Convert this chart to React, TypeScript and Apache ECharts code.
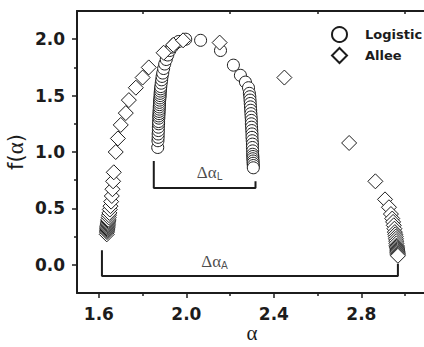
import React, { useEffect, useRef } from "react";
import * as echarts from "echarts";

// Multifractal spectra f(α) for the two growth models
const logisticAlpha = [
  1.869, 1.87, 1.871, 1.871, 1.872, 1.872, 1.873, 1.873, 1.874, 1.874, 1.875, 1.875,
  1.876, 1.876, 1.877, 1.877, 1.878, 1.879, 1.88, 1.88, 1.881, 1.882, 1.883, 1.885,
  1.887, 1.889, 1.892, 1.896, 1.901, 1.908, 1.915, 1.924, 1.934, 1.948, 1.965, 1.997,
  2.065, 2.156, 2.215, 2.247, 2.27, 2.284,
  2.288, 2.29, 2.291, 2.292, 2.293, 2.294, 2.295, 2.296, 2.297, 2.297, 2.298, 2.299,
  2.3, 2.3, 2.301, 2.302, 2.302, 2.303, 2.303, 2.304, 2.304, 2.305, 2.305, 2.306, 2.306,
];
const logisticF = [
  1.04, 1.1, 1.13, 1.16, 1.19, 1.22, 1.25, 1.27, 1.3, 1.32, 1.34, 1.36,
  1.38, 1.4, 1.42, 1.44, 1.46, 1.48, 1.5, 1.52, 1.54, 1.56, 1.58, 1.61,
  1.64, 1.67, 1.7, 1.74, 1.78, 1.82, 1.86, 1.9, 1.93, 1.96, 1.98, 2.0,
  1.99, 1.9, 1.77, 1.68, 1.62, 1.57,
  1.52, 1.49, 1.46, 1.43, 1.4, 1.37, 1.34, 1.31, 1.28, 1.25, 1.22, 1.19,
  1.16, 1.13, 1.1, 1.07, 1.04, 1.01, 0.98, 0.96, 0.94, 0.92, 0.9, 0.88, 0.86,
];

const alleeAlpha = [
  1.636, 1.637, 1.637, 1.638, 1.638, 1.639, 1.639, 1.64, 1.641, 1.641, 1.642, 1.643,
  1.643, 1.645, 1.646, 1.648, 1.65, 1.653, 1.656, 1.659, 1.662, 1.665, 1.668,
  1.677, 1.687, 1.7, 1.723, 1.737, 1.769, 1.8, 1.828, 1.896, 1.94, 1.985,
  2.152, 2.448, 2.744, 2.864, 2.908, 2.926,
  2.935, 2.941, 2.945, 2.948, 2.951, 2.953, 2.955, 2.957, 2.958, 2.959, 2.96, 2.961,
  2.962, 2.963, 2.964, 2.964, 2.965, 2.965, 2.966, 2.966, 2.967,
];
const alleeF = [
  0.27, 0.29, 0.3, 0.31, 0.32, 0.33, 0.34, 0.35, 0.36, 0.37, 0.38, 0.39,
  0.4, 0.42, 0.44, 0.46, 0.49, 0.52, 0.56, 0.61, 0.67, 0.74, 0.82,
  1.0, 1.12, 1.24, 1.345, 1.46, 1.57, 1.66, 1.75, 1.88, 1.95, 1.99,
  1.97, 1.66, 1.08, 0.74, 0.58, 0.51,
  0.45, 0.41, 0.38, 0.35, 0.32, 0.29, 0.27, 0.25, 0.23, 0.21, 0.19, 0.17,
  0.16, 0.15, 0.14, 0.13, 0.12, 0.11, 0.1, 0.09, 0.08,
];

// Width brackets Δα_L and Δα_A (data coordinates)
const bracketLAlpha = [1.851, 1.851, 2.316, 2.316];
const bracketLF = [0.92, 0.68, 0.68, 0.74];
const bracketAAlpha = [1.614, 1.614, 2.967, 2.967];
const bracketAF = [0.13, -0.1, -0.1, 0.01];

const xMajorTicks = [1.6, 2.0, 2.4, 2.8];
const xMinorTicks = [1.8, 2.2, 2.6, 3.0];
const yMajorTicks = [0, 0.5, 1.0, 1.5, 2.0];
const yMinorTicks = [0.25, 0.75, 1.25, 1.75];

const INK = "#1c1c1c";
const SANS = "DejaVu Sans";
const SERIF = "Liberation Serif";

const zip = (a: number[], b: number[]) => a.map((v, i) => [v, b[i]]);

export default function App() {
  const ref = useRef<HTMLDivElement>(null);

  useEffect(() => {
    if (!ref.current) return;
    const chart = echarts.init(ref.current, null, { renderer: "svg" });

    const xBase = { type: "value", min: 1.5, max: 3.1, splitLine: { show: false } };
    const yBase = { type: "value", min: -0.25, max: 2.25, splitLine: { show: false } };
    const axisLine = { show: true, onZero: false, lineStyle: { color: INK, width: 2 } };
    const noLine = { show: false, onZero: false };
    const tickStyle = { color: INK, width: 1.5 };

    chart.setOption({
      animation: false,
      grid: { left: 77, top: 11, width: 350, height: 282, containLabel: false, outerBoundsMode: "none" },
      legend: {
        data: ["Logistic", "Allee"],
        orient: "vertical",
        left: 326,
        top: 21,
        itemWidth: 15,
        itemHeight: 15,
        itemGap: 4,
        textStyle: {
          fontFamily: SANS,
          fontWeight: "bold",
          fontSize: 13,
          color: INK,
          padding: [0, 0, 0, 13],
        },
      },
      xAxis: [
        {
          ...xBase,
          position: "bottom",
          axisLine,
          axisTick: { show: true, length: 5, lineStyle: tickStyle, customValues: xMajorTicks },
          axisLabel: {
            customValues: xMajorTicks,
            margin: 12,
            fontFamily: SANS,
            fontWeight: "bold",
            fontSize: 17,
            color: INK,
            formatter: (v: number) => v.toFixed(1),
          },
          name: "α",
          nameLocation: "middle",
          nameGap: 29,
          nameMoveOverlap: false,
          nameTextStyle: { fontFamily: SERIF, fontSize: 21, color: INK },
        },
        {
          ...xBase,
          position: "bottom",
          axisLine: noLine,
          axisTick: { show: true, length: 3, lineStyle: tickStyle, customValues: xMinorTicks },
          axisLabel: { show: false },
        },
        {
          ...xBase,
          position: "top",
          axisLine,
          axisTick: { show: true, inside: true, length: 3, lineStyle: tickStyle, customValues: xMinorTicks },
          axisLabel: { show: false },
        },
      ],
      yAxis: [
        {
          ...yBase,
          position: "left",
          axisLine,
          axisTick: { show: true, length: 5, lineStyle: tickStyle, customValues: yMajorTicks },
          axisLabel: {
            customValues: yMajorTicks,
            margin: 12,
            fontFamily: SANS,
            fontWeight: "bold",
            fontSize: 17,
            color: INK,
            formatter: (v: number) => v.toFixed(1),
          },
          name: "{s|f(}{g|α}{s|)}",
          nameLocation: "middle",
          nameGap: 50,
          nameMoveOverlap: false,
          nameRotate: 90,
          nameTextStyle: {
            color: INK,
            rich: {
              s: { fontFamily: SANS, fontSize: 21, color: INK },
              g: { fontFamily: SERIF, fontSize: 23, color: INK },
            },
          },
        },
        {
          ...yBase,
          position: "left",
          axisLine: noLine,
          axisTick: { show: true, length: 3, lineStyle: tickStyle, customValues: yMinorTicks },
          axisLabel: { show: false },
        },
        {
          ...yBase,
          position: "right",
          axisLine,
          axisTick: { show: true, inside: true, length: 3, lineStyle: tickStyle, customValues: yMinorTicks },
          axisLabel: { show: false },
        },
      ],
      series: [
        {
          name: "Logistic",
          type: "scatter",
          symbol: "circle",
          symbolSize: 12,
          data: zip(logisticAlpha, logisticF),
          itemStyle: { color: "#ffffff", borderColor: INK, borderWidth: 1, opacity: 1 },
          z: 2,
        },
        {
          name: "Allee",
          type: "scatter",
          symbol: "diamond",
          symbolSize: 15,
          data: zip(alleeAlpha, alleeF),
          itemStyle: { color: "#ffffff", borderColor: INK, borderWidth: 1, opacity: 1 },
          z: 3,
        },
        {
          type: "line",
          data: zip(bracketLAlpha, bracketLF),
          showSymbol: false,
          silent: true,
          lineStyle: { color: INK, width: 2 },
          z: 1,
        },
        {
          type: "line",
          data: zip(bracketAAlpha, bracketAF),
          showSymbol: false,
          silent: true,
          lineStyle: { color: INK, width: 2 },
          z: 1,
        },
        {
          type: "scatter",
          symbolSize: 0,
          silent: true,
          data: [
            { value: [2.106, 0.82], label: { formatter: "{d|Δα}{s|L}" } },
            { value: [2.129, 0.03], label: { formatter: "{d|Δα}{s|A}" } },
          ],
          label: {
            show: true,
            position: "inside",
            rich: {
              d: { fontFamily: SERIF, fontSize: 17, color: INK },
              s: { fontFamily: SANS, fontSize: 10, color: INK, padding: [9, 0, 0, 0] },
            },
          },
          z: 4,
        },
      ],
    });

    return () => chart.dispose();
  }, []);

  return (
    <div
      ref={ref}
      style={{ position: "fixed", left: 0, top: 0, width: 424, height: 347, background: "#fff" }}
    />
  );
}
━━━━━━━━
## [The task]
Leave out the pictures and restate, word for word, the lines from the top of the data through the line containing "import * as", both included.

## [Solution for this problem]
Convert this chart to React, TypeScript and Apache ECharts code.
import React, { useEffect, useRef } from "react";
import * as echarts from "echarts";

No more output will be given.